Forum next week to offer info on police review board

Event will inform citizens of board's purpose, allow a chance to suggest improvements
Forum next week to offer info on police review board
Schenectady police officers at Mont Pleasant Middle School in 2013.
Photographer: Peter R. Barber

SCHENECTADY -- Community leaders are holding an information session next week to spread awareness about the city’s Civilian Police Review Board.

Rev. Phil Grigsby, executive director with the Schenectady Inner City Ministry, is pushing for a fresh awareness campaign to educate citizens about the board’s purpose and to gather feedback on potential changes.

“The purpose of it is largely just informational,” he said. “Hopefully we can get some dialogue because there are people who maybe don’t know how to file a complaint.”

The forum is intended to provide information to citizens who either are unaware of the review board or are unclear on the services the board offers, Grigsby said. Some board members and Schenectady Police Chief Eric Clifford will be on hand to interact with attendees.

The Schenectady Inner City Ministry, the Civilian Police Review Board and Mt. Olivet Missionary Baptist Church are hosting the forum, which is scheduled to begin at 7 p.m. on Jan. 24 at the Parsons Memorial Church of God in Christ, located at 5 Catherine Street in Schenectady.

The city’s Civilian Police Review Board was created more than a decade ago as a mechanism to improve communication between the community and the police department and as a way to create an impartial review process for citizen complaints.

Grigsby, who is not a member of the review board but has for years advocated for the body, said he learned through a couple of community forums last year that many people either didn’t know about the board or had forgotten its purpose.

“In the best of situations, it’s a win-win because it provides a way for civilians to file complaints, and it also provides a body that can provide some oversight and make recommendations for improvement,” Grigsby said.

Over the years, legislation pertaining to the Review Board has evolved, allowing for improvements and alterations. One change Grigsby is still hoping to see is the addition of an investigator to work with the panel, he said.

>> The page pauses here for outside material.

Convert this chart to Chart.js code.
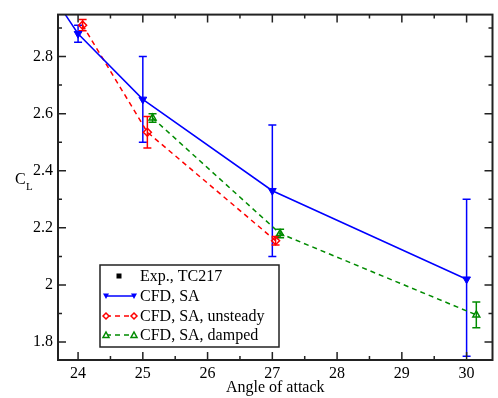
<!DOCTYPE html>
<html>
<head>
<meta charset="utf-8">
<script src="https://cdn.jsdelivr.net/npm/chart.js@4"></script>
<style>
  html, body { margin: 0; padding: 0; background: #fff; }
  #wrap { width: 498px; height: 398px; }
</style>
</head>
<body>
<div id="wrap"><canvas id="clChart" width="498" height="398"></canvas></div>
<script>
// tick labels
const xTicks = [24, 25, 26, 27, 28, 29, 30];
const yTicks = [1.8, 2.0, 2.2, 2.4, 2.6, 2.8];

// Exp., TC217 - nothing visible in the plot range
const expX = [];
const expY = [];

// CFD, SA (first point lies outside the plotted window)
const saX = [23, 24, 25, 27, 30];
const saY = [3.22, 2.88, 2.65, 2.33, 2.02];
const saLow = [null, 2.85, 2.50, 2.10, 1.75];
const saHigh = [null, 2.91, 2.80, 2.56, 2.30];

// CFD, SA, unsteady
const unsX = [24.07, 25.07, 27.05];
const unsY = [2.91, 2.535, 2.155];
const unsLow = [2.89, 2.48, 2.14];
const unsHigh = [2.93, 2.59, 2.17];

// CFD, SA, damped
const dmpX = [25.15, 27.12, 30.15];
const dmpY = [2.585, 2.18, 1.895];
const dmpLow = [2.57, 2.165, 1.85];
const dmpHigh = [2.60, 2.195, 1.94];

const FONT = "'Liberation Serif', 'DejaVu Serif', serif";
const BLUE = "#0000ff";
const RED = "#ff0000";
const GREEN = "#008b00";

function pts(xs, ys) {
  return xs.map((x, i) => ({ x: x, y: ys[i] }));
}

// error bars + frame + inward ticks + legend + y title
const gracePlugin = {
  id: "grace",
  beforeDatasetsDraw(chart) {
    const ctx = chart.ctx;
    const xs = chart.scales.x, ys = chart.scales.y;
    const a = chart.chartArea;
    ctx.save();
    ctx.beginPath();
    ctx.rect(a.left, a.top, a.right - a.left, a.bottom - a.top);
    ctx.clip();
    chart.data.datasets.forEach((ds) => {
      if (!ds.errLow) return;
      ctx.strokeStyle = ds.borderColor;
      ctx.lineWidth = 1.5;
      ctx.setLineDash([]);
      ds.data.forEach((p, i) => {
        const lo = ds.errLow[i], hi = ds.errHigh[i];
        if (lo == null) return;
        const px = xs.getPixelForValue(p.x);
        const y1 = ys.getPixelForValue(lo);
        const y2 = ys.getPixelForValue(hi);
        ctx.beginPath();
        ctx.moveTo(px, y1); ctx.lineTo(px, y2);
        ctx.moveTo(px - 4, y1); ctx.lineTo(px + 4, y1);
        ctx.moveTo(px - 4, y2); ctx.lineTo(px + 4, y2);
        ctx.stroke();
      });
    });
    ctx.restore();
  },
  afterDraw(chart) {
    const ctx = chart.ctx;
    const xs = chart.scales.x, ys = chart.scales.y;
    const a = chart.chartArea;
    ctx.save();
    ctx.strokeStyle = "#222";
    ctx.lineWidth = 2;
    ctx.setLineDash([]);
    ctx.strokeRect(a.left, a.top, a.right - a.left, a.bottom - a.top);

    ctx.lineWidth = 1.5;
    ctx.beginPath();
    for (let v = 23.5; v <= 30.5; v += 0.5) {
      const px = xs.getPixelForValue(v);
      if (px <= a.left || px >= a.right) continue;
      const len = Number.isInteger(v) ? 8 : 4;
      ctx.moveTo(px, a.bottom); ctx.lineTo(px, a.bottom - len);
      ctx.moveTo(px, a.top); ctx.lineTo(px, a.top + len);
    }
    for (let k = 17; k <= 29; k++) {
      const v = k / 10;
      const py = ys.getPixelForValue(v);
      if (py <= a.top || py >= a.bottom) continue;
      const len = k % 2 === 0 ? 8 : 4;
      ctx.moveTo(a.left, py); ctx.lineTo(a.left + len, py);
      ctx.moveTo(a.right, py); ctx.lineTo(a.right - len, py);
    }
    ctx.stroke();

    // y axis title C_L
    ctx.fillStyle = "#000";
    ctx.textBaseline = "middle";
    ctx.textAlign = "left";
    ctx.font = "16px " + FONT;
    ctx.fillText("C", 15, 180);
    ctx.font = "11px " + FONT;
    ctx.fillText("L", 26, 187);

    // legend box
    const lx = 100, ly = 265, lw = 179, lh = 82;
    ctx.fillStyle = "#fff";
    ctx.fillRect(lx, ly, lw, lh);
    ctx.strokeStyle = "#222";
    ctx.lineWidth = 1.5;
    ctx.strokeRect(lx, ly, lw, lh);
    const rowY = [276, 296, 316, 335];
    chart.data.datasets.forEach((ds, i) => {
      const y = rowY[i];
      ctx.strokeStyle = ds.borderColor;
      ctx.fillStyle = ds.borderColor;
      ctx.lineWidth = 1.5;
      if (ds.showLine) {
        ctx.setLineDash(ds.borderDash || []);
        ctx.beginPath();
        ctx.moveTo(106, y); ctx.lineTo(134, y);
        ctx.stroke();
        ctx.setLineDash([]);
        [106, 134].forEach((mx) => drawMark(ctx, ds, mx, y));
      } else {
        ctx.fillRect(116.5, y - 2.5, 5, 5);
      }
      ctx.fillStyle = "#000";
      ctx.font = "16px " + FONT;
      ctx.textAlign = "left";
      ctx.textBaseline = "middle";
      ctx.fillText(ds.label, 140, y + 1);
    });
    ctx.restore();
  },
};

function drawMark(ctx, ds, x, y) {
  const r = 3;
  ctx.beginPath();
  if (ds.pointStyle === "rectRot") {
    ctx.moveTo(x, y - r); ctx.lineTo(x + r, y); ctx.lineTo(x, y + r); ctx.lineTo(x - r, y);
    ctx.closePath();
    ctx.fillStyle = "#fff";
    ctx.fill();
    ctx.stroke();
  } else if (ds.pointRotation === 180) {
    ctx.moveTo(x - r, y - r * 0.8); ctx.lineTo(x + r, y - r * 0.8); ctx.lineTo(x, y + r);
    ctx.closePath();
    ctx.fill();
  } else {
    ctx.moveTo(x - r, y + r * 0.8); ctx.lineTo(x + r, y + r * 0.8); ctx.lineTo(x, y - r);
    ctx.closePath();
    ctx.fillStyle = "#fff";
    ctx.fill();
    ctx.stroke();
  }
}

new Chart(document.getElementById("clChart"), {
  type: "scatter",
  data: {
    datasets: [
      {
        label: "Exp., TC217",
        data: pts(expX, expY),
        borderColor: "#000",
        backgroundColor: "#000",
        pointStyle: "rect",
        pointRadius: 3,
        showLine: false,
      },
      {
        label: "CFD, SA",
        data: pts(saX, saY),
        errLow: saLow,
        errHigh: saHigh,
        borderColor: BLUE,
        backgroundColor: BLUE,
        borderWidth: 1.5,
        pointStyle: "triangle",
        pointRotation: 180,
        pointRadius: 4.5,
        pointBorderWidth: 1,
        showLine: true,
      },
      {
        label: "CFD, SA, unsteady",
        data: pts(unsX, unsY),
        errLow: unsLow,
        errHigh: unsHigh,
        borderColor: RED,
        backgroundColor: "rgba(255,255,255,0)",
        borderWidth: 1.5,
        borderDash: [5, 4],
        pointStyle: "rectRot",
        pointRadius: 4,
        pointBorderWidth: 1.5,
        showLine: true,
      },
      {
        label: "CFD, SA, damped",
        data: pts(dmpX, dmpY),
        errLow: dmpLow,
        errHigh: dmpHigh,
        borderColor: GREEN,
        backgroundColor: "rgba(255,255,255,0)",
        borderWidth: 1.5,
        borderDash: [5, 4],
        pointStyle: "triangle",
        pointRadius: 4,
        pointBorderWidth: 1.5,
        showLine: true,
      },
    ],
  },
  options: {
    responsive: false,
    animation: false,
    events: [],
    layout: { padding: { top: 7, right: 3, left: 0, bottom: 0 } },
    plugins: { legend: { display: false }, tooltip: { enabled: false } },
    scales: {
      x: {
        type: "linear",
        min: 23.69,
        max: 30.4,
        grid: { display: false, drawTicks: false, tickLength: 0 },
        border: { display: false },
        afterBuildTicks: (s) => { s.ticks = xTicks.map((v) => ({ value: v })); },
        afterFit: (s) => { s.height = 38; },
        ticks: { color: "#000", font: { family: FONT, size: 16 }, padding: 4, maxRotation: 0 },
        title: {
          display: true,
          text: "Angle of attack",
          color: "#000",
          font: { family: FONT, size: 16 },
          padding: { top: 0, bottom: 1 },
        },
      },
      y: {
        type: "linear",
        min: 1.737,
        max: 2.947,
        grid: { display: false, drawTicks: false, tickLength: 0 },
        border: { display: false },
        afterBuildTicks: (s) => { s.ticks = yTicks.map((v) => ({ value: v })); },
        afterFit: (s) => { s.width = 58; },
        ticks: {
          color: "#000",
          font: { family: FONT, size: 16 },
          padding: 5,
          callback: (v) => String(Number(v.toFixed(1))),
        },
      },
    },
  },
  plugins: [gracePlugin],
});
</script>
</body>
</html>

A provision exists to allow the addition, but Grigsby said the position hasn’t been funded in recent years. The information session could provide an opportunity to address that again, Grigsby said.

The timing for the forum seems right, Grigsby said, given the need for another boost in awareness and the fact that a new police chief has settled into the job.

Richard Homenick, chairman of the review board and executive director of the Schenectady Municipal Housing Authority, will also attend the forum.

“We’ve talked with the chief, and he seems very supportive of the board, as evidenced by his willingness to be on the panel,” Grigsby said. “Not that things have been bad in the past, but with a new chief, somebody can take a fresh look and hopefully continue the conversation.”